* Work required
The material below should be written out in full and exactly; pictures stay out of the copy.

* Raw data
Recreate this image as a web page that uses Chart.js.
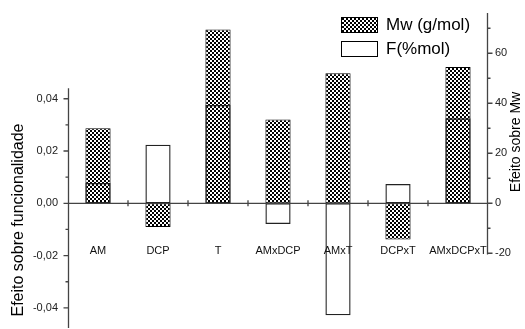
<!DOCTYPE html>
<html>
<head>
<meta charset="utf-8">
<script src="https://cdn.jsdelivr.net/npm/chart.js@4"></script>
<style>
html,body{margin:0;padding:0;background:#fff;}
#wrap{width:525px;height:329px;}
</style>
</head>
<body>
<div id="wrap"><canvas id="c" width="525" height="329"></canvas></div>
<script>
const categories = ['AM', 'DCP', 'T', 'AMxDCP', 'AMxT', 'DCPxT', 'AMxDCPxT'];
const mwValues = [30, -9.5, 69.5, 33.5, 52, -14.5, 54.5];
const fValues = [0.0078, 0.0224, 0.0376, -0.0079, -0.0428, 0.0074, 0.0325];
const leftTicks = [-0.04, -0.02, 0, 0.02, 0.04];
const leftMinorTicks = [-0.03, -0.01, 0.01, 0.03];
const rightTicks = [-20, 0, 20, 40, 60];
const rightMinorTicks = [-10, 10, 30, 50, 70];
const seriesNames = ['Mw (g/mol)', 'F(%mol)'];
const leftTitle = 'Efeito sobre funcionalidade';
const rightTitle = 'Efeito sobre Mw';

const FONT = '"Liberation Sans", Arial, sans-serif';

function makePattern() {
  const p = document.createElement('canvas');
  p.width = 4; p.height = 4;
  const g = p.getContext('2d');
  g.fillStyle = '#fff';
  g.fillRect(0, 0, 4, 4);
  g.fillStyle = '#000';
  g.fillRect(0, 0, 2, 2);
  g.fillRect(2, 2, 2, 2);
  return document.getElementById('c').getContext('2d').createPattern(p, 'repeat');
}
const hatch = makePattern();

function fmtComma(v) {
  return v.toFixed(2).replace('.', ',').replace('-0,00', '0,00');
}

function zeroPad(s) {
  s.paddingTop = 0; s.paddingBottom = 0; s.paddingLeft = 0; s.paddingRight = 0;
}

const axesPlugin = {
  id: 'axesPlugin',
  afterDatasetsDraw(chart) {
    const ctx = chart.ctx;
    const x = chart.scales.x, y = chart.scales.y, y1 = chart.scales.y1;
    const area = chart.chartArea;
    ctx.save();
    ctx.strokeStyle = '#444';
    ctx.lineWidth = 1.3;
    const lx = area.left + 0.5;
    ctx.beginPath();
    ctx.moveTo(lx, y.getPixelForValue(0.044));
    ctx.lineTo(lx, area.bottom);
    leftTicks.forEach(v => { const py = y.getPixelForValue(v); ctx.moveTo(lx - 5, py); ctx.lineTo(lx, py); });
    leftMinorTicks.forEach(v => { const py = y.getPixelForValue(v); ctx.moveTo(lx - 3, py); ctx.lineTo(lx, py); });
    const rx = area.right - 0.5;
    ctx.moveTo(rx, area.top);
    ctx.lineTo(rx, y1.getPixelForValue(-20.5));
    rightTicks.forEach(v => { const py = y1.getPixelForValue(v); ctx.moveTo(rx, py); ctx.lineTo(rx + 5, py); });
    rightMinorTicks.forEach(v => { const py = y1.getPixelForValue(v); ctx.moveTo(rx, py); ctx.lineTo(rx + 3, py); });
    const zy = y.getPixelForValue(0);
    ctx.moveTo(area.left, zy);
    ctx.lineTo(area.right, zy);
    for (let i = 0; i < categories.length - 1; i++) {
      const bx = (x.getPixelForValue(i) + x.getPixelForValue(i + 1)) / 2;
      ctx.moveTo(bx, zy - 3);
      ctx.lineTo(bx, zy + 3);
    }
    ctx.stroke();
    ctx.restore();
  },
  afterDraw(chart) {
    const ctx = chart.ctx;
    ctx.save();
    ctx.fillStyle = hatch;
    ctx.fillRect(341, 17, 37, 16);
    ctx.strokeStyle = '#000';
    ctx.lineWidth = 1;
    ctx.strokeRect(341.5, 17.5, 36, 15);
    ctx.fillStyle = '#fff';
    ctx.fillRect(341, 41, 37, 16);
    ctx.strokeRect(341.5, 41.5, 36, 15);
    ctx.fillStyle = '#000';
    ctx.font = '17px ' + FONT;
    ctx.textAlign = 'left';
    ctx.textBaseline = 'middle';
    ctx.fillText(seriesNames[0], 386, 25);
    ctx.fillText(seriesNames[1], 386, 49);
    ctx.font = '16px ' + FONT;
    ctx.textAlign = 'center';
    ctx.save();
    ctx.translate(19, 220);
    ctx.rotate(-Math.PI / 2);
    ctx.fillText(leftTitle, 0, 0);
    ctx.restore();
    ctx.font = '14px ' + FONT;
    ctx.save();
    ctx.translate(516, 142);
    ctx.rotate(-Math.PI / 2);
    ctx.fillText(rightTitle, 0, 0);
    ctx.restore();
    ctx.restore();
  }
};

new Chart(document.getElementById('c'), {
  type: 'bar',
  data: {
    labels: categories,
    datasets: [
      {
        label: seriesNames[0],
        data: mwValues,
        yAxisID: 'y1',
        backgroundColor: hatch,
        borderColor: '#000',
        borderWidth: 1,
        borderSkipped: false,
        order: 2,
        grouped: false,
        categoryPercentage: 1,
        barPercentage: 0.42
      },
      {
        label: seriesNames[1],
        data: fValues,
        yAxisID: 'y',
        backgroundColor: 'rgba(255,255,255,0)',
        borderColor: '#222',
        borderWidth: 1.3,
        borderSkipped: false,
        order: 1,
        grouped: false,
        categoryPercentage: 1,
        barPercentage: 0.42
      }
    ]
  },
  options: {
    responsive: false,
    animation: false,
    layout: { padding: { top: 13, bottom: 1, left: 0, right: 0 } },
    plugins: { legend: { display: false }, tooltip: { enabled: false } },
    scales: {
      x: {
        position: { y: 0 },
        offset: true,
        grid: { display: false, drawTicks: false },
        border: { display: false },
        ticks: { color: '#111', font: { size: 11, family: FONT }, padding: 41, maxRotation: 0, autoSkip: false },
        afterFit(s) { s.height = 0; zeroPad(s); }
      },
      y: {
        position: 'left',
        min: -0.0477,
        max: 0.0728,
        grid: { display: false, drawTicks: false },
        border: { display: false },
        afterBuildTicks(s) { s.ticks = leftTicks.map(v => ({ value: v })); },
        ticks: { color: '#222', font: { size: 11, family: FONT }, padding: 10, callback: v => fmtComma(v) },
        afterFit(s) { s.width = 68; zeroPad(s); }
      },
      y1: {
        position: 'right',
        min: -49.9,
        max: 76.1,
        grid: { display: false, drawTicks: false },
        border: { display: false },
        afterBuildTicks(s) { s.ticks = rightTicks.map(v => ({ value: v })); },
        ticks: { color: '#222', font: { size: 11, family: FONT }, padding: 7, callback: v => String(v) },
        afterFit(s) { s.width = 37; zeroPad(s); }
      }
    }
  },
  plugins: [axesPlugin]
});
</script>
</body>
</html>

* Completed exercise
Recreate this image as a web page that uses Chart.js.
<!DOCTYPE html>
<html>
<head>
<meta charset="utf-8">
<script src="https://cdn.jsdelivr.net/npm/chart.js@4"></script>
<style>
html,body{margin:0;padding:0;background:#fff;}
#wrap{width:525px;height:329px;}
</style>
</head>
<body>
<div id="wrap"><canvas id="c" width="525" height="329"></canvas></div>
<script>
const categories = ['AM', 'DCP', 'T', 'AMxDCP', 'AMxT', 'DCPxT', 'AMxDCPxT'];
const mwValues = [30, -9.5, 69.5, 33.5, 52, -14.5, 54.5];
const fValues = [0.0078, 0.0224, 0.0376, -0.0079, -0.0428, 0.0074, 0.0325];
const leftTicks = [-0.04, -0.02, 0, 0.02, 0.04];
const leftMinorTicks = [-0.03, -0.01, 0.01, 0.03];
const rightTicks = [-20, 0, 20, 40, 60];
const rightMinorTicks = [-10, 10, 30, 50, 70];
const seriesNames = ['Mw (g/mol)', 'F(%mol)'];
const leftTitle = 'Efeito sobre funcionalidade';
const rightTitle = 'Efeito sobre Mw';

const FONT = '"Liberation Sans", Arial, sans-serif';

function makePattern() {
  const p = document.createElement('canvas');
  p.width = 4; p.height = 4;
  const g = p.getContext('2d');
  g.fillStyle = '#fff';
  g.fillRect(0, 0, 4, 4);
  g.fillStyle = '#000';
  g.fillRect(0, 0, 2, 2);
  g.fillRect(2, 2, 2, 2);
  return document.getElementById('c').getContext('2d').createPattern(p, 'repeat');
}
const hatch = makePattern();

function fmtComma(v) {
  return v.toFixed(2).replace('.', ',').replace('-0,00', '0,00');
}

function zeroPad(s) {
  s.paddingTop = 0; s.paddingBottom = 0; s.paddingLeft = 0; s.paddingRight = 0;
}

const axesPlugin = {
  id: 'axesPlugin',
  afterDatasetsDraw(chart) {
    const ctx = chart.ctx;
    const x = chart.scales.x, y = chart.scales.y, y1 = chart.scales.y1;
    const area = chart.chartArea;
    ctx.save();
    ctx.strokeStyle = '#444';
    ctx.lineWidth = 1.3;
    const lx = area.left + 0.5;
    ctx.beginPath();
    ctx.moveTo(lx, y.getPixelForValue(0.044));
    ctx.lineTo(lx, area.bottom);
    leftTicks.forEach(v => { const py = y.getPixelForValue(v); ctx.moveTo(lx - 5, py); ctx.lineTo(lx, py); });
    leftMinorTicks.forEach(v => { const py = y.getPixelForValue(v); ctx.moveTo(lx - 3, py); ctx.lineTo(lx, py); });
    const rx = area.right - 0.5;
    ctx.moveTo(rx, area.top);
    ctx.lineTo(rx, y1.getPixelForValue(-20.5));
    rightTicks.forEach(v => { const py = y1.getPixelForValue(v); ctx.moveTo(rx, py); ctx.lineTo(rx + 5, py); });
    rightMinorTicks.forEach(v => { const py = y1.getPixelForValue(v); ctx.moveTo(rx, py); ctx.lineTo(rx + 3, py); });
    const zy = y.getPixelForValue(0);
    ctx.moveTo(area.left, zy);
    ctx.lineTo(area.right, zy);
    for (let i = 0; i < categories.length - 1; i++) {
      const bx = (x.getPixelForValue(i) + x.getPixelForValue(i + 1)) / 2;
      ctx.moveTo(bx, zy - 3);
      ctx.lineTo(bx, zy + 3);
    }
    ctx.stroke();
    ctx.restore();
  },
  afterDraw(chart) {
    const ctx = chart.ctx;
    ctx.save();
    ctx.fillStyle = hatch;
    ctx.fillRect(341, 17, 37, 16);
    ctx.strokeStyle = '#000';
    ctx.lineWidth = 1;
    ctx.strokeRect(341.5, 17.5, 36, 15);
    ctx.fillStyle = '#fff';
    ctx.fillRect(341, 41, 37, 16);
    ctx.strokeRect(341.5, 41.5, 36, 15);
    ctx.fillStyle = '#000';
    ctx.font = '17px ' + FONT;
    ctx.textAlign = 'left';
    ctx.textBaseline = 'middle';
    ctx.fillText(seriesNames[0], 386, 25);
    ctx.fillText(seriesNames[1], 386, 49);
    ctx.font = '16px ' + FONT;
    ctx.textAlign = 'center';
    ctx.save();
    ctx.translate(19, 220);
    ctx.rotate(-Math.PI / 2);
    ctx.fillText(leftTitle, 0, 0);
    ctx.restore();
    ctx.font = '14px ' + FONT;
    ctx.save();
    ctx.translate(516, 142);
    ctx.rotate(-Math.PI / 2);
    ctx.fillText(rightTitle, 0, 0);
    ctx.restore();
    ctx.restore();
  }
};

new Chart(document.getElementById('c'), {
  type: 'bar',
  data: {
    labels: categories,
    datasets: [
      {
        label: seriesNames[0],
        data: mwValues,
        yAxisID: 'y1',
        backgroundColor: hatch,
        borderColor: '#000',
        borderWidth: 1,
        borderSkipped: false,
        order: 2,
        grouped: false,
        categoryPercentage: 1,
        barPercentage: 0.42
      },
      {
        label: seriesNames[1],
        data: fValues,
        yAxisID: 'y',
        backgroundColor: 'rgba(255,255,255,0)',
        borderColor: '#222',
        borderWidth: 1.3,
        borderSkipped: false,
        order: 1,
        grouped: false,
        categoryPercentage: 1,
        barPercentage: 0.42
      }
    ]
  },
  options: {
    responsive: false,
    animation: false,
    layout: { padding: { top: 13, bottom: 1, left: 0, right: 0 } },
    plugins: { legend: { display: false }, tooltip: { enabled: false } },
    scales: {
      x: {
        position: { y: 0 },
        offset: true,
        grid: { display: false, drawTicks: false },
        border: { display: false },
        ticks: { color: '#111', font: { size: 11, family: FONT }, padding: 41, maxRotation: 0, autoSkip: false },
        afterFit(s) { s.height = 0; zeroPad(s); }
      },
      y: {
        position: 'left',
        min: -0.0477,
        max: 0.0728,
        grid: { display: false, drawTicks: false },
        border: { display: false },
        afterBuildTicks(s) { s.ticks = leftTicks.map(v => ({ value: v })); },
        ticks: { color: '#222', font: { size: 11, family: FONT }, padding: 10, callback: v => fmtComma(v) },
        afterFit(s) { s.width = 68; zeroPad(s); }
      },
      y1: {
        position: 'right',
        min: -49.9,
        max: 76.1,
        grid: { display: false, drawTicks: false },
        border: { display: false },
        afterBuildTicks(s) { s.ticks = rightTicks.map(v => ({ value: v })); },
        ticks: { color: '#222', font: { size: 11, family: FONT }, padding: 7, callback: v => String(v) },
        afterFit(s) { s.width = 37; zeroPad(s); }
      }
    }
  },
  plugins: [axesPlugin]
});
</script>
</body>
</html>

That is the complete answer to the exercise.